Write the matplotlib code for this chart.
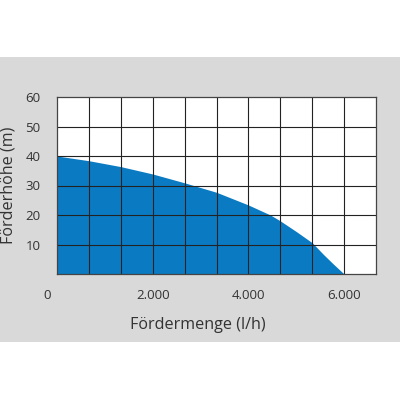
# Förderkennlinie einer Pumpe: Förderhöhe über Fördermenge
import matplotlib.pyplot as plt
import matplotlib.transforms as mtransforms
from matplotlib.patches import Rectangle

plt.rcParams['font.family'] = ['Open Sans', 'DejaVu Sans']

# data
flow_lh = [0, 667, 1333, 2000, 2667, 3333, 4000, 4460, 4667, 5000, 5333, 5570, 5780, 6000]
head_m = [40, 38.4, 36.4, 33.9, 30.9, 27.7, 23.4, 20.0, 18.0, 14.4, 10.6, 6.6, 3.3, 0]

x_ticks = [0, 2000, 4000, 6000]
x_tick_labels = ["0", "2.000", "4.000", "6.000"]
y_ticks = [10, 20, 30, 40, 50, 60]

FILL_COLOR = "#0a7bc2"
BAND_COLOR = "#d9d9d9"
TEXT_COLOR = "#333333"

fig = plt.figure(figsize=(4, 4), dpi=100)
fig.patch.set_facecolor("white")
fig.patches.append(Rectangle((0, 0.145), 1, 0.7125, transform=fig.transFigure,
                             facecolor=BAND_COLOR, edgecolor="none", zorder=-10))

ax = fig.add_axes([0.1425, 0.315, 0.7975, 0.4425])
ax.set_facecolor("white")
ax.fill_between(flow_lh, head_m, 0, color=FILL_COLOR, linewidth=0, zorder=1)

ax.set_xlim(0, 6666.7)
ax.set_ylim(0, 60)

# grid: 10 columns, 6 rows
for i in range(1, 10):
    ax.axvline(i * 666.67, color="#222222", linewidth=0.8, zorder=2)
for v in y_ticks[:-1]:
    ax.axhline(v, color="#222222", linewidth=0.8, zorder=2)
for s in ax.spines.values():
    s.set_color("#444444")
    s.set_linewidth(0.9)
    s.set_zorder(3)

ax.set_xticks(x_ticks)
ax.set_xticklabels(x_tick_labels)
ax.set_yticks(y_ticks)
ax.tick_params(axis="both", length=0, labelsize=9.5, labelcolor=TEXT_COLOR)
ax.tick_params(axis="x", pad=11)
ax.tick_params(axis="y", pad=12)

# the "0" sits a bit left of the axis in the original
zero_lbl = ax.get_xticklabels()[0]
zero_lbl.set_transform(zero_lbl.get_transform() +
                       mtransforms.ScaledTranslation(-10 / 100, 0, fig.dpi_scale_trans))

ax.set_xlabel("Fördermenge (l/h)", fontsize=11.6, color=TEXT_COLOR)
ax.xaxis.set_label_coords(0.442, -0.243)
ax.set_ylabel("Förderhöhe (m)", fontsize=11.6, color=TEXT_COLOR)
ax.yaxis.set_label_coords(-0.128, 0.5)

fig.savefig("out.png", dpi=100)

***

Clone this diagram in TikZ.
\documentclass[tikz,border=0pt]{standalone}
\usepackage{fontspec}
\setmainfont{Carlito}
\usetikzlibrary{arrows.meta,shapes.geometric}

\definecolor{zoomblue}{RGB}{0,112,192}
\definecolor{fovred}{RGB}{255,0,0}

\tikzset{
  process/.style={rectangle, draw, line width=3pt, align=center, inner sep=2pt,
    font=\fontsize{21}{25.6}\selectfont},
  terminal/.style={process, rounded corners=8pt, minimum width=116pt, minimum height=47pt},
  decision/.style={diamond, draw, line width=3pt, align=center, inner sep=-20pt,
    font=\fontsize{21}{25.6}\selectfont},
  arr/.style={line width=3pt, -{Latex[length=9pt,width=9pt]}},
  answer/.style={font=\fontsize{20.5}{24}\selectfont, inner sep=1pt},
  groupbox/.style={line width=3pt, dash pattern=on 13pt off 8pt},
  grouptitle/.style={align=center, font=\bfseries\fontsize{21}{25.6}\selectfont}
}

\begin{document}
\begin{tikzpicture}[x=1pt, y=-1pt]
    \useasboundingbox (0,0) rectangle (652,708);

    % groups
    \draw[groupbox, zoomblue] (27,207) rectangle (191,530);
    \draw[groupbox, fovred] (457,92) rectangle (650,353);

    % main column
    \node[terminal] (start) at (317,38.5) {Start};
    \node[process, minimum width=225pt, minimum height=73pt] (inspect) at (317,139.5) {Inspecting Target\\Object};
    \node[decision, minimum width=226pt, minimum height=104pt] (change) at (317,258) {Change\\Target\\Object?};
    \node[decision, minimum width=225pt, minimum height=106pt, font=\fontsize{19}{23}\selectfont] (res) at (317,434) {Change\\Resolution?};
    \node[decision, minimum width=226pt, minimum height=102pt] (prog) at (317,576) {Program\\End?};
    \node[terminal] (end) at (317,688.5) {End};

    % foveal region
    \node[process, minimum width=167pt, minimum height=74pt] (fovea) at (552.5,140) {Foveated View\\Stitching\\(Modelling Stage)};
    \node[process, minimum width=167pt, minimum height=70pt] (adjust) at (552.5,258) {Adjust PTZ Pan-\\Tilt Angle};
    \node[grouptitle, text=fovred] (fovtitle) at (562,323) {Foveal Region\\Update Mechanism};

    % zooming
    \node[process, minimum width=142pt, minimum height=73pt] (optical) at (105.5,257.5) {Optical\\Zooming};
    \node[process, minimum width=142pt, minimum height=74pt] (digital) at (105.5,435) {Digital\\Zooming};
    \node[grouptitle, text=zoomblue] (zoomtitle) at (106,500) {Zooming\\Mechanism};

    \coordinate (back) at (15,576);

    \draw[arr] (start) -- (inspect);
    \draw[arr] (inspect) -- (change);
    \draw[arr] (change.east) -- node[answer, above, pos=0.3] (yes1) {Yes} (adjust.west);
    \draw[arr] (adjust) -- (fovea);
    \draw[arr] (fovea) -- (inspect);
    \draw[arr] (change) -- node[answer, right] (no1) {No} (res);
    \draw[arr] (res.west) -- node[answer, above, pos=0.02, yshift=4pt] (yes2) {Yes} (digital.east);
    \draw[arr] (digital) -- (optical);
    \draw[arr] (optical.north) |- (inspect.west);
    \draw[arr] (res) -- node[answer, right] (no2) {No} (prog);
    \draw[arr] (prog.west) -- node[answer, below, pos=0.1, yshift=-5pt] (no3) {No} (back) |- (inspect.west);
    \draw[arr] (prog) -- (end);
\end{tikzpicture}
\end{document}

***

> _Instruction_:
Take out nothing but the lines from the one containing "Write the matplotlib code for this chart." to the one containing "6.6, 3.3, 0]", inclusive, retyped exactly. Drop the pictures.

> _Completed task_:
Write the matplotlib code for this chart.
# Förderkennlinie einer Pumpe: Förderhöhe über Fördermenge
import matplotlib.pyplot as plt
import matplotlib.transforms as mtransforms
from matplotlib.patches import Rectangle

plt.rcParams['font.family'] = ['Open Sans', 'DejaVu Sans']

# data
flow_lh = [0, 667, 1333, 2000, 2667, 3333, 4000, 4460, 4667, 5000, 5333, 5570, 5780, 6000]
head_m = [40, 38.4, 36.4, 33.9, 30.9, 27.7, 23.4, 20.0, 18.0, 14.4, 10.6, 6.6, 3.3, 0]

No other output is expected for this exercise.